Headline: “ [PA] President [Mahmoud Abbas] rejected Israel’s condition for the entry of Palestinian refugees from Syria”

“[PA] Presidential Spokesman Nabil Abu Rudeina announced yesterday [May 21, 2016] that President Mahmoud Abbas rejected the condition set by Israel for the entry of Palestinian refugees from Syria into the territories of the State of Palestine.

Abu Rudeina said to AFP in a conversation from Riyadh [Saudi Arabia] where he is with the president in order to participate in the Arab Economic Summit: ‘President Abbas requested of the Secretary-General of the UN Ban Ki-moon that Israel allow the Palestinians from Syria – victims of the violence taking place there – to enter the territories of the occupied State of Palestine.’ He added that ‘Israel agreed but set an impossible condition – that anyone who enters the territories of the occupied State of Palestine renounce his right of return, which President Mahmoud Abbas absolutely refuses.’

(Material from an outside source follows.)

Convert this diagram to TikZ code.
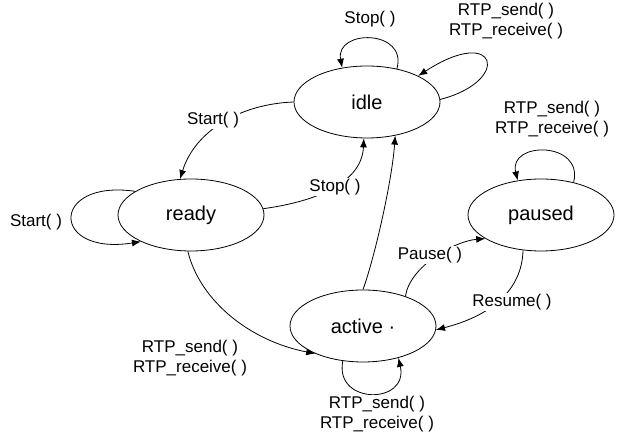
\documentclass[tikz,border=0pt]{standalone}
\usepackage{fontspec}
\setmainfont{Liberation Sans}
\usetikzlibrary{shapes.geometric,arrows.meta}
\begin{document}
\begin{tikzpicture}[x=1pt,y=1pt,
  state/.style={ellipse,draw,line width=0.8pt,minimum width=146pt,minimum height=72pt,inner sep=0pt,font=\fontsize{20}{24}\selectfont},
  lbl/.style={fill=white,inner sep=1.5pt,align=center,font=\fontsize{17}{20}\selectfont},
  arr/.style={line width=0.8pt,-{Latex[length=9pt,width=7pt]}}]
\useasboundingbox (0,0) rectangle (619,441);
% states
\node[state] (idle) at (367,339) {idle};
\node[state] (ready) at (191,226) {ready};
\node[state] (active) at (363,115) {active ·};
\node[state] (paused) at (541,226) {paused};
% transitions
\draw[arr] (idle.48) .. controls (408,412) and (335,412) .. (idle.126);
\draw[arr] (idle.2) .. controls (512,360) and (498,417) .. (idle.27);
\draw[arr] (idle.180) .. controls (240,337) and (195,310) .. (ready.107);
\draw[arr] (ready.157) .. controls (50,262) and (50,185) .. (ready.208);
\draw[arr] (ready.5) .. controls (320,240) and (362,260) .. (idle.265);
\draw[arr] (active.90) .. controls (375,185) and (392,260) .. (idle.-50);
\draw[arr] (ready.-95) .. controls (200,140) and (250,100) .. (active.210);
\draw[arr] (active.240) .. controls (334,36) and (409,36) .. (active.-42);
\draw[arr] (active.35) .. controls (410,175) and (455,200) .. (paused.203);
\draw[arr] (paused.243) .. controls (522,150) and (490,125) .. (active.-3);
\draw[arr] (paused.45) .. controls (584,300) and (508,300) .. (paused.124);
% labels
\node[lbl] (lStopIdle) at (370,422) {Stop( )};
\node[lbl] (lRtpIdle) at (506,420) {RTP\_send( )\\RTP\_receive( )};
\node[lbl] (lStartIdle) at (213,321) {Start( )};
\node[lbl] (lStartReady) at (36,219) {Start( )};
\node[lbl] (lStopReady) at (335,254) {Stop( )};
\node[lbl] (lRtpReady) at (190,83) {RTP\_send( )\\RTP\_receive( )};
\node[lbl] (lRtpActive) at (377,27) {RTP\_send( )\\RTP\_receive( )};
\node[lbl] (lPause) at (430,186) {Pause( )};
\node[lbl] (lResume) at (512,139) {Resume( )};
\node[lbl] (lRtpPaused) at (552,322) {RTP\_send( )\\RTP\_receive( )};
\end{tikzpicture}
\end{document}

Abu Rudeina said: ‘The issue of the Palestinian refugees and their right of return is one of the issues in a permanent arrangement, and no one can make changes to it, as the international resolutions stipulate their return to their homeland and the homes from which they were expelled, especially [UN] resolution 194, which stipulates the Palestinian refugees’ right of return.’”

UN resolution 194 (Chapter 11, Dec. 11, 1948) states that "the refugees wishing to return to their homes and live at peace with their neighbors should be permitted to do so at the earliest practicable date, and that compensation should be paid for the property of those choosing not to return." Palestinian leaders argue this means that all Arabs who left Israel during the war (hundreds of thousands) and their descendants (a few million) have a "right of return" to Israel. Israel argues that the resolution only calls for a limited return and only under certain conditions, especially focusing on the words "wishing to return... and live at peace with their neighbors."